September 7, 2015
A Page of Madness.
Review #735: A Page of Madness.
Masao Inoue (Servent), Ayako Iijima (Servent's daughter), Yoshie Nakagawa (Servent's wife), Hiroshi Nemoto (Young man), Misao Seki (Doctor), Minoru Takase (Crazy man A), Eiko Minami (Dancer), Kyosuke Takamatsu (Crazy man B), Tetsu Tsuboi (Crazy man C), and Shintarô Takiguchi (Boy) Directed by Teinosuke Kinugasa.

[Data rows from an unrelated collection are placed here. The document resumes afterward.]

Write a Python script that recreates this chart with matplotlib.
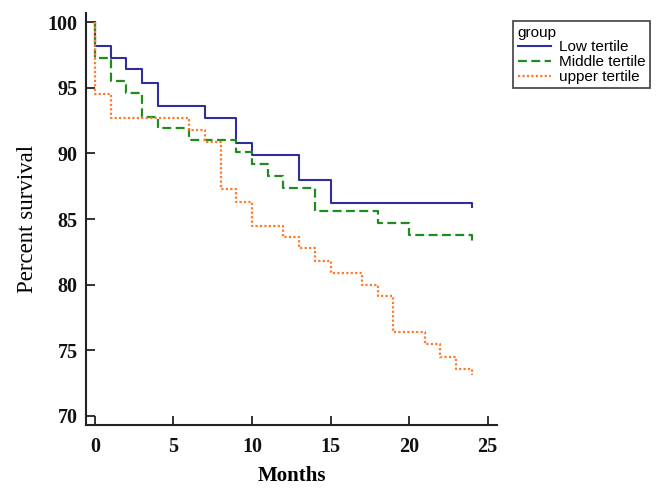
import matplotlib
matplotlib.use("Agg")
import matplotlib.pyplot as plt

# Data (Kaplan-Meier style step curves)
low_t = [0, 0, 1, 2, 3, 4, 7, 9, 10, 13, 15, 24, 24]
low_s = [100, 98.2, 97.3, 96.4, 95.4, 93.6, 92.7, 90.8, 89.9, 88.0, 86.2, 86.2, 85.9]

mid_t = [0, 0, 1, 2, 3, 4, 6, 9, 10, 11, 12, 14, 18, 20, 24, 24]
mid_s = [100, 97.3, 95.5, 94.6, 92.8, 91.9, 91.0, 90.1, 89.2, 88.3, 87.4, 85.6, 84.7, 83.8, 83.8, 83.3]

up_t = [0, 0, 1, 6, 7, 8, 9, 10, 12, 13, 14, 15, 17, 18, 19, 21, 22, 23, 24, 24]
up_s = [100, 94.5, 92.7, 91.8, 90.9, 87.3, 86.3, 84.5, 83.6, 82.8, 81.8, 80.9, 80.0, 79.1, 76.4, 75.5, 74.5, 73.6, 73.6, 73.1]

labels = ["Low tertile", "Middle tertile", "upper tertile"]
xticks = [0, 5, 10, 15, 20, 25]
yticks = [70, 75, 80, 85, 90, 95, 100]

fig = plt.figure(figsize=(6.61, 4.92), dpi=100)
ax = fig.add_axes([86/661, 1-425/492, (497-86)/661, (425-13)/492])

l1, = ax.step(low_t, low_s, where="post", color="#2f2f9c", lw=1.5, label=labels[0])
l2, = ax.step(mid_t, mid_s, where="post", color="#1e8c1e", lw=1.6, linestyle=(0, (4, 2)), label=labels[1])
l3, = ax.step(up_t, up_s, where="post", color="#ff7a2a", lw=1.6, linestyle=(0, (1, 1)), label=labels[2])

ax.set_xlim(-0.57, 25.6)
ax.set_ylim(69.3, 100.7)
ax.set_xticks(xticks)
ax.set_yticks(yticks)

for s in ["top", "right"]:
    ax.spines[s].set_visible(False)
for s in ["left", "bottom"]:
    ax.spines[s].set_linewidth(1.5)
    ax.spines[s].set_color("#222222")

serif = ["Liberation Serif", "DejaVu Serif"]
ax.tick_params(direction="in", length=6.5, width=1.3, colors="#222222")
ax.tick_params(axis="y", pad=6)
ax.tick_params(axis="x", pad=9)
for lab in ax.get_xticklabels() + ax.get_yticklabels():
    lab.set_fontfamily(serif)
    lab.set_fontweight("bold")
    lab.set_fontsize(14.5)
    lab.set_color("#111111")

ax.set_xlabel("Months", fontfamily=serif, fontweight="bold", fontsize=15, labelpad=6)
ax.set_ylabel("Percent survival", fontfamily=serif, fontsize=16.5, labelpad=7)

sans = ["Liberation Sans", "DejaVu Sans"]
leg = fig.legend(handles=[l1, l2, l3], labels=labels, title="group",
                 loc="upper left", bbox_to_anchor=(513/661, 1-21/492),
                 frameon=True, fancybox=False, edgecolor="#222222",
                 prop={"family": sans, "size": 11},
                 title_fontproperties={"family": sans, "size": 11},
                 handlelength=2.2, handletextpad=0.5, labelspacing=0.05,
                 borderpad=0.3, borderaxespad=0)
leg._legend_box.align = "left"
leg.get_frame().set_linewidth(1.3)

fig.savefig("out.png", dpi=100)
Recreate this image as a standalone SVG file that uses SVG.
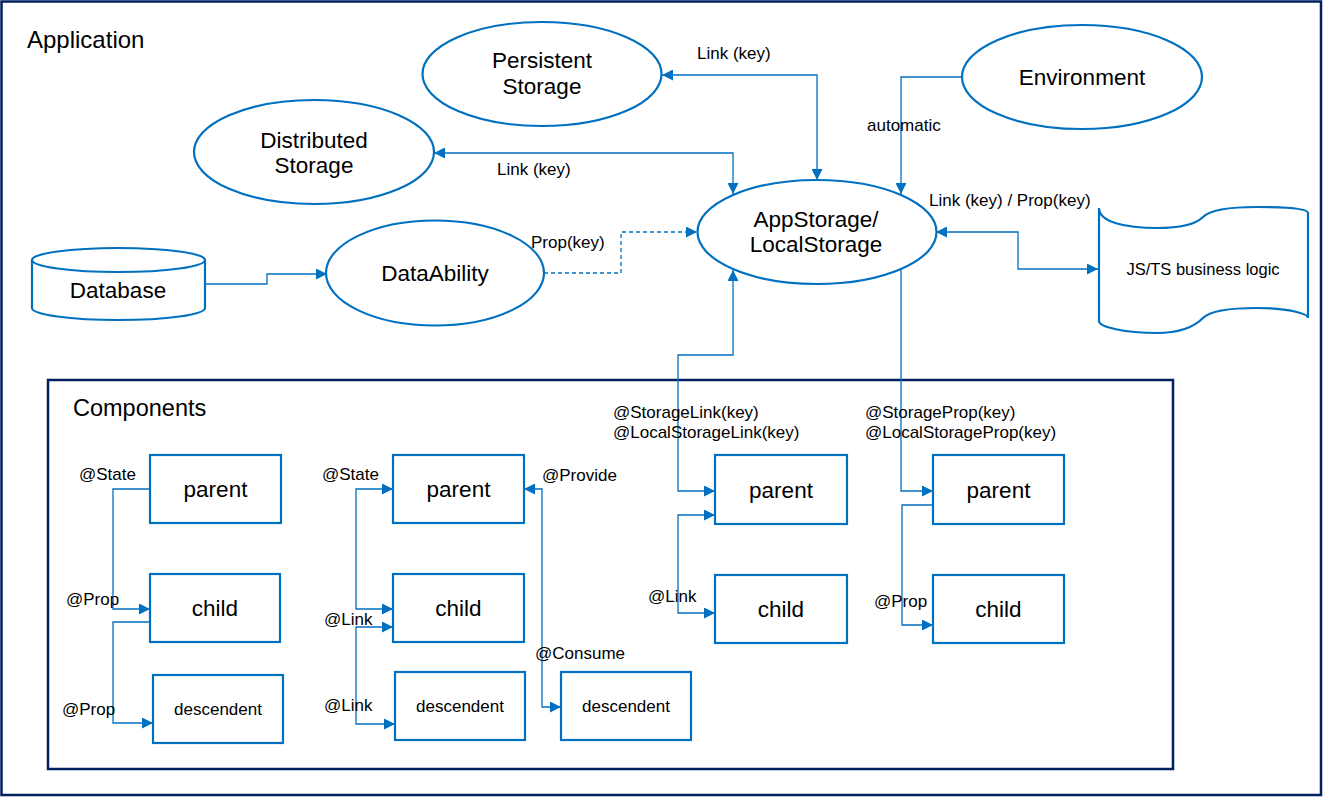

World cinema films are interesting to review because they can provide a look into the culture and movie techniques of the time, along with being something different as opposed to the regular state of affairs here. And hey, this is also a silent movie from Japan. But let's go one further: This movie has no inter-titles, making it a rare kind of silent film, one in which its all up to the viewer to try to tell what's going on. The movie (also known as Kurutta Ippēji) had a low budget, comprised of silver painted walls and opening credits that were turned page by page (with a hand sticking out in some shots), but the movie's experimental avant-garde style fits perfectly, particularly with the opening scene, with shots of dim lighting and use of shadows. You can try to figure the movie out, or just step back and watch the images put on screen. The movie is interesting to watch because it doesn't quite follow conventions while also displaying a variety of images, ending with masks. The actors certainly emote well in the offbeat world the movie establishes for itself. One notable fact is that the movie's story had four writers, including the director and Yasunari Kawabata, who later won the Nobel Prize for Literature in 1968. This film was lost for 45 years until Kinugasa found it in his storehouse. For the re-release, Aono Jikken Ensemble did the music to accompany it, which I saw in this version. Speaking of which, the music certainly fits with the haunting quality of the movie, not being distracting and fitting with the eccentric quality of a film such as this, which manages to be a one-of-a-kind movie that can be appreciated for all of its quirks. The run time is just barely under an hour, which is a plus for anyone looking to enjoy some cinema from almost 80 years ago that manages to resonate today.
Overall, I give it 9 out of 10 stars.